Personal information
- Native name: Julia Brückler (German)
- Nickname: Ju
- Nationality: Austrian
- Born: 28 November 1989 (age 36) Vienna, Austria
- Occupation: Professional skateboarder
- Life partner: Cody McEntire
- Website: juliabrueckler.com

Sport
- Country: Austria
- Sport: Skateboarding
- Position: Goofy-footed
- Rank: 23rd
- Event: Street

Medal record
Women's street skateboarding
Representing Austria
European Skateboarding Championships
| Gold medal – first place | 2018 Malmö |  |

= Julia Brueckler =

Austrian skateboarder

Julia Brueckler (also spelled Brückler; born 28 November 1989) is an Austrian professional street skateboarder. She is regarded as one of the first female skateboarders in Austria. Her partner Cody McEntire is also a professional skateboarder.

== Career ==
Julia began pursuing her interest in skateboarding at the age of 12 after being inspired by her male counterparts at the middle school who were all enthusiastic skaters. One of the boys in her middle school gave his board to her and other girls to try and master the sport.

She made her X Games debut during the X Games Austin 2015. In September 2018, she won her first European Skateboarding Championships. She finished 7th at the X Games Minneapolis 2018.
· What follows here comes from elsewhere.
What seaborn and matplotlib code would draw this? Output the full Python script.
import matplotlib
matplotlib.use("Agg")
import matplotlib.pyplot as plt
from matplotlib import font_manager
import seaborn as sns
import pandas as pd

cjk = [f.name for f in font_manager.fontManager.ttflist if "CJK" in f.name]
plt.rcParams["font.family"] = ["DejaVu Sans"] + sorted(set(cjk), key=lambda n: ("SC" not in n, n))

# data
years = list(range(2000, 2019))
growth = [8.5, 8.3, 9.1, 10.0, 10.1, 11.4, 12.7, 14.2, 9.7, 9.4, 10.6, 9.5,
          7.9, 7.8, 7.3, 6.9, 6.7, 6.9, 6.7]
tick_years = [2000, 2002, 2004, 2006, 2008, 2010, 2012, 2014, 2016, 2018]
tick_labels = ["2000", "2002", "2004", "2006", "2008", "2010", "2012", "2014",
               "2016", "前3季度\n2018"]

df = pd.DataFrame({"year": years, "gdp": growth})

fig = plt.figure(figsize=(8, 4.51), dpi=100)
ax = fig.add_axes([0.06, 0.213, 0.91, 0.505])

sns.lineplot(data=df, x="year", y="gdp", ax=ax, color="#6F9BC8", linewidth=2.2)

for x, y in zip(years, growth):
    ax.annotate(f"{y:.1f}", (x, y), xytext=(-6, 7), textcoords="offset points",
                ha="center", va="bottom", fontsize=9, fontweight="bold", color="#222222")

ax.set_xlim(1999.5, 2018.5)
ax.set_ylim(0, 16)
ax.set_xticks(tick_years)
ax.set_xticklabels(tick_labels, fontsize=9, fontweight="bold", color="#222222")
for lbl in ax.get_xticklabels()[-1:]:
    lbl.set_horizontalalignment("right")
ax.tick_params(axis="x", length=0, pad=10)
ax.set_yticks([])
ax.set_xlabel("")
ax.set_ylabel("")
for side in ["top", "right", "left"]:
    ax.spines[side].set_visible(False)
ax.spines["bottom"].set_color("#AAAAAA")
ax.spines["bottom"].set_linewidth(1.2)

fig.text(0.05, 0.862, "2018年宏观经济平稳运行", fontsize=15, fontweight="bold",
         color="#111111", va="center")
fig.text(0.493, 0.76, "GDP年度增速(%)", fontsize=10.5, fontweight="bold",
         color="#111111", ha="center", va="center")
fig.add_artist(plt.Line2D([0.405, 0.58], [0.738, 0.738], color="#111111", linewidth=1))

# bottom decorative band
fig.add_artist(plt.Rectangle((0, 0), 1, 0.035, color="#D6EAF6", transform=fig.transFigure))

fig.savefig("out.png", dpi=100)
Brueckler made her Olympic debut at the 2020 Summer Olympics in Tokyo, where skateboarding was featured in the Olympic program for the very first time. Prior to the Olympic Games, she was the 23rd ranked women's street skater in the World Skate Olympic World Skateboarding Rankings. She represented Austria in the women's street event and finished in the 18th place.